UC San Diego's Department of Music
January 15, 2008
REVIEW: PIANIST PAVLOS ANTONIADIS EXPLORES INTERMEDIA PERFORMANCE
Pianist Pavlos Antoniadis performed a well-developed selection of pieces of modal and modally-influenced music, at Mandeville Hall on Friday, Nov. 30th. His performance was accompanied by video work shot and constructed by his brother Andreas Antoniadis (the second the three members of their group "Breton Armé", the last being Irini Tiniakou), who flew from Athens for the performance. In addition to its technical polish, the performance was notable for the careful way in which it revealed subtle connections between pieces of diverse style. The repertoire was an investigation both of "modal" music and of the many ways in which modality continues to be involved with later music like Ravel, and even early serial and very contemporary work. Pavlos' keen theoretical curiosity, his insistence on thinking through and feeling through this music, distinguished his playing.
The primordial presence of modality in both earlier and recent composition was clearly laid out in the juxtaposition of the first two pieces. Pavlos' performance began with "Tiento del Tercer Tono," composed by Antonio de Cabezón in the mid-1500s. This work in the Phrygian mode, which Pavlos describes as "the river piece," presents two themes and their inversions, and then sets them flowing into other material. Pavlos' performance then transitioned without interruption into "Origami," written by Pascal Dusapin in 1998. Dusapin's melismas unfold to construct a highly emotive space of limited pitch, characterized, surprisingly, by a timelessness similar to the feeling of the Cabezón piece. With this transition, Pavlos illustrates the nuanced haunting of the historical "development" of Western music by modality.
The large, striking video element (twice the size of the piano) played a role superficially contrasting, but deeply complementary. As Pavlos played Bartók, Andreas projected footage shot in a psychogeographical tour of Athens, continually and roughly arrested by fenced-off regions of space. If the listener takes Bartók's music to be fundamentally folkloric, the surface effect is of inter-media contrast. Yet Pavlos' tense, forceful and breathless playing of Bartók established a deeper harmony with the shots of his native city. By these means the audience was carefully led to intuit that Bartók is not just a translation of folk music into a modern dimension. Pavlos commented on this later: "Bartók is industrial music."
In the closing piece by Messiaen, "Mode de Valeurs et d'Intensites" (1949), Andreas' video work again operated on two levels. The first of these was direct expression of the complex intertwinement of lines interacting with sudden bursts of color. The stronger, more affecting level comes from the usage of Francis Bacon's paintings of Pope Innocent X - a screaming, tortured portrait crowned with a halo of meat - for achieving that color, which serves to emphasize the presence of deep emotion permeating the formidable intellectual edifice.

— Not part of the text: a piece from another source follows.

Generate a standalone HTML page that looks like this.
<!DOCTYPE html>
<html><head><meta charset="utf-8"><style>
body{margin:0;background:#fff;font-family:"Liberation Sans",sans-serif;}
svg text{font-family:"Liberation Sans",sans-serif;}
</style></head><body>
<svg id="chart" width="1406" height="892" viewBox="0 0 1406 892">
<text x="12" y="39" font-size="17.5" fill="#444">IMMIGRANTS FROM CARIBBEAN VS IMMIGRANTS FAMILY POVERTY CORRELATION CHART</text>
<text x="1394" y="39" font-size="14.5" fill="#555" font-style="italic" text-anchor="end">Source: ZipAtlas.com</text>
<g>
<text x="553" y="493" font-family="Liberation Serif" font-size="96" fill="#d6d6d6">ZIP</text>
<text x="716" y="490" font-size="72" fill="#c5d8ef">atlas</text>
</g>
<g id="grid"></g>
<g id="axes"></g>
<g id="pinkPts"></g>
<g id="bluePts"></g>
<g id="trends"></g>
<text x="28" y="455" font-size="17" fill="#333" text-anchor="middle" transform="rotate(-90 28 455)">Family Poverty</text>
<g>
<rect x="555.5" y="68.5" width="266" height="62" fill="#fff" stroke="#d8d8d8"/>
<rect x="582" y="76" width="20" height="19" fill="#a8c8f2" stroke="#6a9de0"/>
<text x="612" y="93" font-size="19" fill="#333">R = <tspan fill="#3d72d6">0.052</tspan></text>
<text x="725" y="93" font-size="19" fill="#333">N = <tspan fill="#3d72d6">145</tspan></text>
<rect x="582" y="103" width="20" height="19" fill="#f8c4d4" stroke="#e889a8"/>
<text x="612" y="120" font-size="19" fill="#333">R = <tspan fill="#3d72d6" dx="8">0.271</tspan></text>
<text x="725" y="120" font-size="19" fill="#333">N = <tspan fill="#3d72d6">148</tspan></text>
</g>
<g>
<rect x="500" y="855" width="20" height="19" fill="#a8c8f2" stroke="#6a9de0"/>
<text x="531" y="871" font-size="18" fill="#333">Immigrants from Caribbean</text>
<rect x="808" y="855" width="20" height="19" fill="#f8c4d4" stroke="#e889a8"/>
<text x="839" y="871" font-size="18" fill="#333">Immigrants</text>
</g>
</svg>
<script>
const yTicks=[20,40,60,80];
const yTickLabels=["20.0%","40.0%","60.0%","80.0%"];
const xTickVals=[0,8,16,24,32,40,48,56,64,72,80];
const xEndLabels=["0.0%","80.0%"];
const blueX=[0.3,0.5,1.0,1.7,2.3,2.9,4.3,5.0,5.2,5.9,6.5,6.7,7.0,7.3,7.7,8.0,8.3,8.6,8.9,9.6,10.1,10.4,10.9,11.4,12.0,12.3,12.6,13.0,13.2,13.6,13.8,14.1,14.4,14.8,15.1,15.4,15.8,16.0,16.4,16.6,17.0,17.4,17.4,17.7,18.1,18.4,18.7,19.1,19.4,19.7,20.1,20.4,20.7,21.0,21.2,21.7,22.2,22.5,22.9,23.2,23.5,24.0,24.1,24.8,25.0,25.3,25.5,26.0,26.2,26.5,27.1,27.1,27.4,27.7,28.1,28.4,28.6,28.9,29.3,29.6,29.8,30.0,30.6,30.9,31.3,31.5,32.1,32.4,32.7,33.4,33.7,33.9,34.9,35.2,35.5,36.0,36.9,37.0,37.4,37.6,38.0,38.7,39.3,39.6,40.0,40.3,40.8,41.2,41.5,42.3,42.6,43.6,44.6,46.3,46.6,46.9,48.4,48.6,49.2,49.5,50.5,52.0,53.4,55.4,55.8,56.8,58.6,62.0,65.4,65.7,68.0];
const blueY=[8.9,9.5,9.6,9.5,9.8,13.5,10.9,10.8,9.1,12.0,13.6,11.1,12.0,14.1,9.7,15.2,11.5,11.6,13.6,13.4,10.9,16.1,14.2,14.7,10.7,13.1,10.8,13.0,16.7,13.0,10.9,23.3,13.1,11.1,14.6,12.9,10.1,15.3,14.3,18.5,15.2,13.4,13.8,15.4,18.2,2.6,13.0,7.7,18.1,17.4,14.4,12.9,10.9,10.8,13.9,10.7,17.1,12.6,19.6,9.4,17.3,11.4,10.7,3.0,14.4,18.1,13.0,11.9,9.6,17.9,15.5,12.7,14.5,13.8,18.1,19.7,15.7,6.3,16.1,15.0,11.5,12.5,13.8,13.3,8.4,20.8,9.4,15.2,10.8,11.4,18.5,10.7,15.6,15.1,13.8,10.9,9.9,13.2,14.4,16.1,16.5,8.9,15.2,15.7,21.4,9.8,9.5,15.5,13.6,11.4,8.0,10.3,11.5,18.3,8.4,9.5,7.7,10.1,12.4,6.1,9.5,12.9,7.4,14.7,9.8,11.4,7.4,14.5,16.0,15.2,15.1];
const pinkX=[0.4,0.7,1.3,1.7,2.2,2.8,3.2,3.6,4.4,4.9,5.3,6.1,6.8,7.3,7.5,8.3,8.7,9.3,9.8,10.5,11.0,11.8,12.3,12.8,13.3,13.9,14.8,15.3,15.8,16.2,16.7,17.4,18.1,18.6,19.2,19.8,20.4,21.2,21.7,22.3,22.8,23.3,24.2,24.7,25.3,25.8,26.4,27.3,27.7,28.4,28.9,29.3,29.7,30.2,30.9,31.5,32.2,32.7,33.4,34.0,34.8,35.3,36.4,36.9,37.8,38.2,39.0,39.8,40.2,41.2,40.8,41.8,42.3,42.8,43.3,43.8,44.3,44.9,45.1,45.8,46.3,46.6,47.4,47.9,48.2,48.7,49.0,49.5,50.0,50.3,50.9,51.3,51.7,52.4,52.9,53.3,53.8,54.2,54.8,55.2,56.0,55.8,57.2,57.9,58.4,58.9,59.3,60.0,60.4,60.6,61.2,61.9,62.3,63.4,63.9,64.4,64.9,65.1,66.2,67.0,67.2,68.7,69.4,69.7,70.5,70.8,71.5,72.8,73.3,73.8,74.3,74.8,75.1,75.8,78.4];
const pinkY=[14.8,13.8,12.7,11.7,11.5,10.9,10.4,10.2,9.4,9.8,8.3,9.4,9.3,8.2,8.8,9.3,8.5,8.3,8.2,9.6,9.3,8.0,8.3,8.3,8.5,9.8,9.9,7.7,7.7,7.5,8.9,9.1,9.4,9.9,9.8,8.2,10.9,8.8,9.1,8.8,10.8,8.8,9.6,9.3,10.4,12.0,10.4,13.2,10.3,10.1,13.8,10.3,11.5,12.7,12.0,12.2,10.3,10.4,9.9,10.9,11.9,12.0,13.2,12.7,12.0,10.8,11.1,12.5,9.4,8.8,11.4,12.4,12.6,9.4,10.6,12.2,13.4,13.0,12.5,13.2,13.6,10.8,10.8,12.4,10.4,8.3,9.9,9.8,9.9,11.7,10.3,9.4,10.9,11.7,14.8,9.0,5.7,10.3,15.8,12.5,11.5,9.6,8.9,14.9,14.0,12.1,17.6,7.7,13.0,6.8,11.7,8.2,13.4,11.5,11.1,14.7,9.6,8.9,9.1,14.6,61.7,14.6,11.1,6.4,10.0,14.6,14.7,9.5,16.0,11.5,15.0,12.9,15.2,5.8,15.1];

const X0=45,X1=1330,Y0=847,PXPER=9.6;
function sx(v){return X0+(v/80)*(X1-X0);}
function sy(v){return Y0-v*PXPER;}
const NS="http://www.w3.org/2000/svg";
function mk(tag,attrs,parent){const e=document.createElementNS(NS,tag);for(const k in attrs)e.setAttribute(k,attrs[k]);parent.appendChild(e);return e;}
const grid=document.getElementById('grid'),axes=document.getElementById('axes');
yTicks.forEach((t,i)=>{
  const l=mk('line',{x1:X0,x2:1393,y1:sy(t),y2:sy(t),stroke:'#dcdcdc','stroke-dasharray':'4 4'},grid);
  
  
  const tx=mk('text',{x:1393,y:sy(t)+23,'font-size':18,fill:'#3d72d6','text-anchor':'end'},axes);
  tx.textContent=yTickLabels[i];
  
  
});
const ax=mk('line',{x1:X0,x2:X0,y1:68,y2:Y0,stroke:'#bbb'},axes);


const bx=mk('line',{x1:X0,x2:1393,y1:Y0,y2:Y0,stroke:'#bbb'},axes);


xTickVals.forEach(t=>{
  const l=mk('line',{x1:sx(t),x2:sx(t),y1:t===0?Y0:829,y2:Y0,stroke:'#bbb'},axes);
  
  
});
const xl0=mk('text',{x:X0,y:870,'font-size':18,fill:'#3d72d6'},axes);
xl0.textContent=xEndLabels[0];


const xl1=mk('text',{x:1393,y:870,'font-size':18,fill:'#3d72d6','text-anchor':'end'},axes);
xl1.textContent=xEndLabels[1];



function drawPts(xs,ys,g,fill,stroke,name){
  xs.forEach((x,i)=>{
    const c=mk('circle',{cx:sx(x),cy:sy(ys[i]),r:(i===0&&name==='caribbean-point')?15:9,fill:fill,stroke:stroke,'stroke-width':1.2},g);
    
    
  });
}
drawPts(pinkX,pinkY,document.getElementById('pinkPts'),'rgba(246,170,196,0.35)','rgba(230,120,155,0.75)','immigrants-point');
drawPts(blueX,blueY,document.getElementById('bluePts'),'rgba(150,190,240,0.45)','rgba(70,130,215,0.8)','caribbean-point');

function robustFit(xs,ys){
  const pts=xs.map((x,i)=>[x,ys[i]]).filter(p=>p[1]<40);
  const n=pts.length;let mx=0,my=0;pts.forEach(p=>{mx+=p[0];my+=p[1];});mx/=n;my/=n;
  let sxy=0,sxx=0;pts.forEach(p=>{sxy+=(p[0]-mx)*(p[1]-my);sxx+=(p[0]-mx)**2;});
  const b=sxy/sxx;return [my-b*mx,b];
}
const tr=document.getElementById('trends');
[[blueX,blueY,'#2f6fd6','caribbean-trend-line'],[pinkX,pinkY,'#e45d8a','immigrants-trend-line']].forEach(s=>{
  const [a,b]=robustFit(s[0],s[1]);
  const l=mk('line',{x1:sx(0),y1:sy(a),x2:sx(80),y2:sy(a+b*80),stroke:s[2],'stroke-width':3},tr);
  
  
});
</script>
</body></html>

Antoniadis recently began studying in the Music Department at UCSD this fall on a Fulbright Scholarship. Previous to his study here he lived, worked and performed in Athens, where he was born and has lived for most of his life. He has studied at the National University and at the Nakas Conservatory in Athens, at the Koninklijk Conservatorium Den Haag in The Netherlands, and privately in England with Ian Pace. Having established himself as a performer in European settings such as Centre Acanthes, Darmstadt, Pavlos was very happy to begin study at UCSD, because of the prominence of the school and the opportunities offered here for doing interdisciplinary work on contemporary music.
In January, Pavlos will participate in a concert in Athens Concert Hall under the guidance of Ensemble Modern, Frankfurt. He plans in the coming year to bring his focus back to the position of complex avant-garde music within the frame of discourses on modernism, as well as to explore more American music. As for future intermedia projects, he said "I consider listening to music by itself to be almost a political act in an era of images. Still, Breton Armé are going to explore more possibilities concerning the reinterpretation of texts, be they musical, theaterical, or other."